(TibetanReview.net, Jun22, 2018) – Apart from human rights organizations, a number of governments have expressed disappointment with the US government for the announcement Jun 19 of its immediate withdrawal from the United Nations Human Rights Council at Geneva.
“It is bad news, it is bad news for this council, it is bad news I think for the United Nations. It is bad news, I think for the United States, it is bad news for everybody who cares about human rights,” Reuters Jun 20 quoted Slovenian President Borut Pahor as saying to the 47-member forum in Geneva where the US seat was now lying empty.
The report likewise quoted Britain’s ambassador Julian Braithwaite as saying, “We have lost a member who has been at the forefront of liberty for generations. While we agree with the US on the need for reform, our support for this Human Rights Council remains steadfast, and we will continue to advance the cause of reform from within its ranks.”
And Bulgaria’s Ambassador Deyana Kostadinova, speaking on behalf of the EU, has said the United States had been a “strong partner” at the talks. She therefore felt that its decision “risks undermining the role of the US as a strong advocate and supporter of democracy on the world stage.”
China’s foreign ministry has expressed regret, with state media saying the image of the United States as a defender of rights was “on the verge of collapse”.
The report cited diplomats as saying the US withdrawal could bolster Cuba, Russia, Egypt and Pakistan, which resist what they see as UN interference in sovereign issues.

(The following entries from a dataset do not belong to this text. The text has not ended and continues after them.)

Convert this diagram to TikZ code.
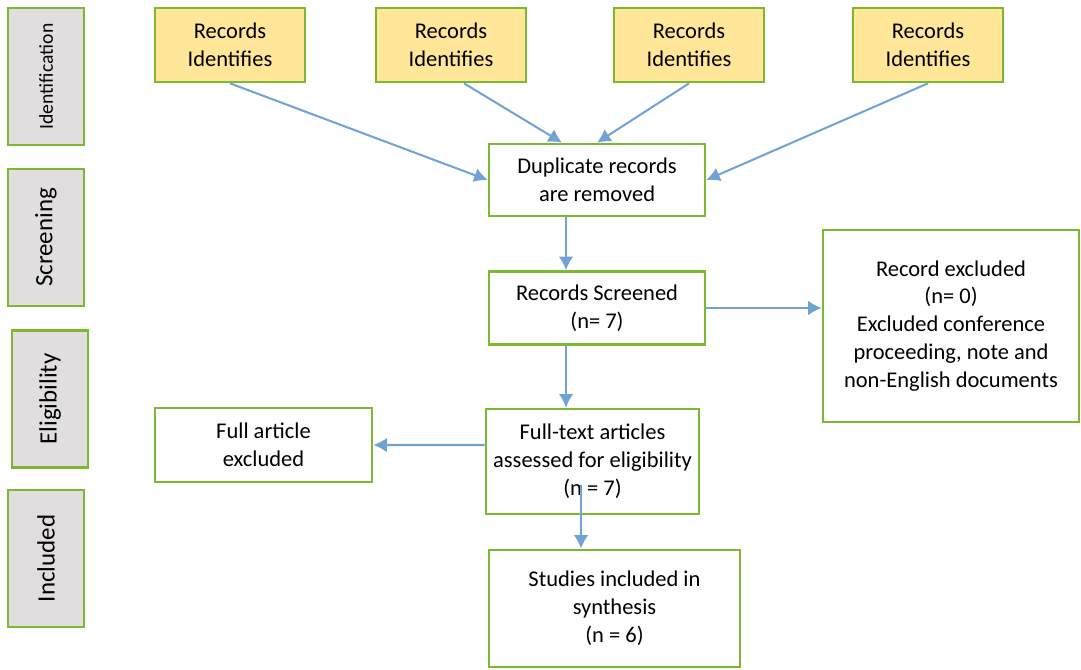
\documentclass[tikz,border=0pt]{standalone}
\usepackage{fontspec}
\setmainfont{Carlito}
\usetikzlibrary{arrows.meta}

\definecolor{boxgreen}{RGB}{124,184,48}
\definecolor{idyellow}{RGB}{255,230,153}
\definecolor{stagegray}{RGB}{224,222,223}
\definecolor{flowblue}{RGB}{112,162,214}

\tikzset{
    box/.style={draw=boxgreen, line width=1.55pt, fill=white, align=center, inner sep=2pt,
        font=\fontsize{12.8}{15.9}\selectfont},
    idbox/.style={box, fill=idyellow, minimum width=3cm, minimum height=1.48cm},
    stage/.style={box, fill=stagegray, rotate=90, minimum width=2.74cm, minimum height=1.52cm,
        font=\fontsize{14.2}{16}\selectfont},
    flow/.style={draw=flowblue, line width=1.15pt, -{Latex[length=0.27cm,width=0.29cm]}}
}

\begin{document}
\begin{tikzpicture}[x=0.02cm, y=-0.02cm]
        \useasboundingbox (0,0) rectangle (1081,669);

        % stages
        \node[stage, font=\fontsize{11.2}{13}\selectfont] (ident) at (46,76.5) {Identification};
        \node[stage] (screen) at (46,237.5) {Screening};
        \node[stage] (elig) at (50,399) {Eligibility};
        \node[stage] (incl) at (46,558.5) {Included};

        % records
        \foreach \name/\x in {rec1/230, rec2/451, rec3/689, rec4/928}
            \node[idbox] (\name) at (\x,45) {Records\\Identifies};

        \node[box, minimum width=4.32cm, minimum height=1.44cm] (dup) at (597,180)
            {Duplicate records\\are removed};
        \node[box, minimum width=4.32cm, minimum height=1.46cm] (scr) at (597,308)
            {Records Screened\\(n= 7)};
        \node[box, minimum width=5.12cm, minimum height=3.84cm] (exc) at (951,326)
            {Record excluded\\(n= 0)\\Excluded conference\\proceeding, note and\\non-English documents};
        \node[box, minimum width=4.26cm, minimum height=2.1cm] (full) at (592.5,461.5)
            {Full-text articles\\assessed for eligibility\\(n = 7)};
        \node[box, minimum width=4.34cm, minimum height=1.48cm] (fart) at (263.5,445)
            {Full article\\excluded};
        \node[box, minimum width=5.02cm, minimum height=2.34cm] (stud) at (614.5,608.5)
            {Studies included in\\synthesis\\(n = 6)};

        % arrows
        \draw[flow] (rec1.south) -- (dup.west);
        \draw[flow] ([xshift=0.26cm]rec2.south) -- ([xshift=-0.7cm]dup.north);
        \draw[flow] (rec3.south) -- (dup.north);
        \draw[flow] (rec4.south) -- (dup.east);
        \draw[flow] ([xshift=-0.62cm]dup.south) -- ([xshift=-0.62cm]scr.north);
        \draw[flow] (scr.east) -- (scr.east -| exc.west);
        \draw[flow] ([xshift=-0.62cm]scr.south) -- ([xshift=-0.62cm]scr.south |- full.north);
        \draw[flow] ([yshift=0.33cm]full.west) -- (fart.east);
        \coordinate (fullin) at (581,485);
        \draw[flow] (fullin) -- (fullin |- stud.north);
    \end{tikzpicture}
\end{document}
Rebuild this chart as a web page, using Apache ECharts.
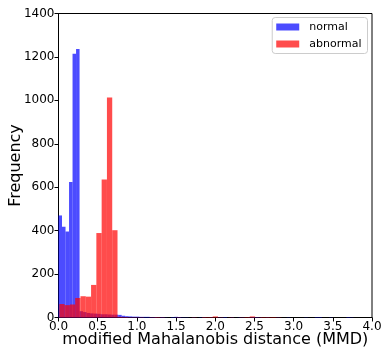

And it cited the Tibet Advocacy Coalition, whose activists seek to raise attention to the situation in Chinese ruled Tibet, as saying in a statement that the US decision “will allow China much more room to obfuscate and undermine the UN human rights system”.
New Zealand, Canada and the Netherlands and the possible candidates to fill the seat vacated by the US in the council.
The United States said it was withdrawing from what it called the “hypocritical and self-serving” forum over what it saw as a bias against its close ally Israel and a lack of reform after a year of negotiations.